Die Zusammenfassung des Zusammengefassten lautete etwa so: “Wir wissen viel, vielleicht zu viel, doch was Frieden ist, das wissen wir nicht.”

Den Gesichtern waren die Anstrengungen um den Frieden ebenso anzusehen wie die Unsicherheit, ihn zu erreichen. Es gab kein Lächeln mehr auf dem Gruppenfoto, das es auf dem ersten Foto gab. Auch gab es keinen Aufruf zum Frieden, weil keiner den Frieden kannte. Doch über alles Gerede hinaus war den Teilnehmern bekannt, dass es Männer und Frauen gab, die mit ihren Händen und Füßen für den Frieden arbeiteten.
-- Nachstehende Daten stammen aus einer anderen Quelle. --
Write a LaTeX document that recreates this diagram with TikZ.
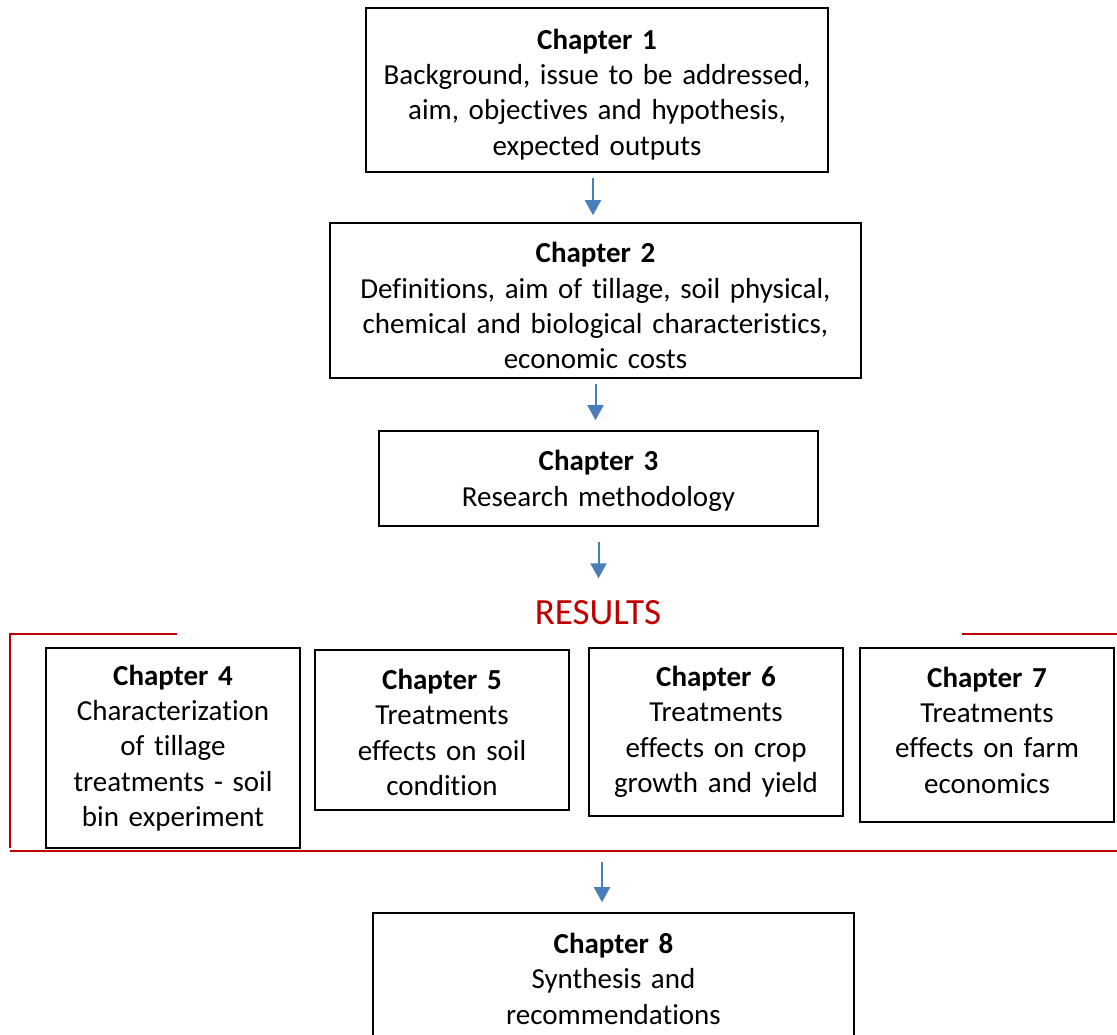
\documentclass[tikz,border=0pt]{standalone}
\usepackage{fontspec}
\setmainfont[RawFeature={-liga;-clig;-dlig;-calt;-rlig;-ccmp}]{Carlito}
\usetikzlibrary{arrows.meta}

\definecolor{arrowblue}{HTML}{4A7EBB}
\definecolor{resultred}{HTML}{C00000}

\begin{document}
\begin{tikzpicture}[
            x = 1pt, y = -1pt, % pixel units, y downwards
            > = {Triangle[width=16pt,length=15pt]}, % arrow head style
            font = \fontsize{29}{35.4}\selectfont,
            textdown/.style = {execute at begin node = {\rule{0pt}{#1}}},
            textup/.style = {execute at end node = {\rule[-#1]{0pt}{0pt}}}
        ]

        \tikzstyle{chapter}=[
            draw = black,
            line width = 1.6pt,
            align = center,
            inner sep = 0pt
        ]
        \tikzstyle{flow}=[->, draw = arrowblue, line width = 2pt]
        \tikzstyle{bracket}=[draw = resultred, line width = 1.6pt]

        \useasboundingbox (0,0) rectangle (1117,1034);

        \node[chapter, textdown=29pt, minimum width=462pt, minimum height=164pt, text width=452pt] (ch1) at (597,90)
            {\textbf{Chapter 1}\\Background, issue to be addressed,\\aim, objectives and hypothesis,\\expected outputs};
        \node[chapter, textdown=31pt, minimum width=531pt, minimum height=155pt, text width=521pt] (ch2) at (595.5,300.5)
            {\textbf{Chapter 2}\\Definitions, aim of tillage, soil physical,\\chemical and biological characteristics,\\economic costs};
        \node[chapter, textdown=25pt, minimum width=439pt, minimum height=95pt, text width=429pt] (ch3) at (598.5,478.5)
            {\textbf{Chapter 3}\\Research methodology};

        \node[text = resultred, font = \fontsize{37}{44}\selectfont] (results) at (598,613) {RESULTS};

        \node[chapter, minimum width=254pt, minimum height=200pt, text width=244pt] (ch4) at (173,748)
            {\textbf{Chapter 4}\\Characterization\\of tillage\\treatments - soil\\bin experiment};
        \node[chapter, textdown=25pt, minimum width=254pt, minimum height=160pt, text width=244pt] (ch5) at (442,730)
            {\textbf{Chapter 5}\\Treatments\\effects on soil\\condition};
        \node[chapter, minimum width=254pt, minimum height=168pt, text width=244pt] (ch6) at (716,732)
            {\textbf{Chapter 6}\\Treatments\\effects on crop\\growth and yield};
        \node[chapter, textup=10pt, minimum width=254pt, minimum height=174pt, text width=244pt] (ch7) at (987,735)
            {\textbf{Chapter 7}\\Treatments\\effects on farm\\economics};

        \node[chapter, textup=6pt, minimum width=481pt, minimum height=137pt, text width=471pt] (ch8) at (613.5,981.5)
            {\textbf{Chapter 8}\\Synthesis and\\recommendations};

        % red bracket round the results
        \draw[bracket] (177,634) -- (10,634) -- (10,848);
        \draw[bracket] (962,634) -- (1117,634);
        \draw[bracket] (10,851) -- (1117,851);
        \coordinate (resbase) at (602,851);

        \draw[flow, shorten <=5pt, shorten >=7pt] ([xshift=-4pt]ch1.south) -- ([xshift=-4pt]ch1.south |- ch2.north);
        \draw[flow, shorten <=5pt, shorten >=10pt] (ch2.south) -- (ch2.south |- ch3.north);
        \draw[flow, shorten <=15pt, shorten >=19pt] (ch3.south) -- (ch3.south |- results.north);
        \draw[flow, shorten <=11pt, shorten >=10pt] (resbase) -- (resbase |- ch8.north);

  \end{tikzpicture}
\end{document}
Sie trugen Wasser, Decken, Nahrung und Medikamente zu den Menschen in Not; sie bauten Unterkünfte, halfen den Hilflosen, betreuten Kranke, verbanden Verwundete, teilten Malariatabletten, Lebensmittel und sauberes Trinkwasser aus.

Diese Männer und Frauen mit den arbeitenden Händen und Füßen strengten sich an und liefen vor dem Risiko fürs eigene Leben nicht weg. Sie waren die wirklichen Friedensarbeiter, die an die Menschen in Not und nicht an die Vergrößerung des eigenen Namens dachten. Ihnen mit den >kleinen Namen< und den vielen Namenlosen, die sich durch Hingabe, Mut und Fleiß bei der Arbeit an den leidenden Menschen unter oft widrigen Umständen und Gefahren auszeichneten, gelten Dank und der höchste Respekt. Dass es solche Menschen gab, ahnen konnte man es. Aber die Welt in ihrem platten Verständnis vom Frieden versteht es nicht, begreift diese Menschen und den Wert ihrer opfervollen Arbeit nicht, und kann die tätigen Friedensbringer daher nicht als Vorbilder in ihr Leben mit der Bequemlichkeit und dem Luxus einordnen.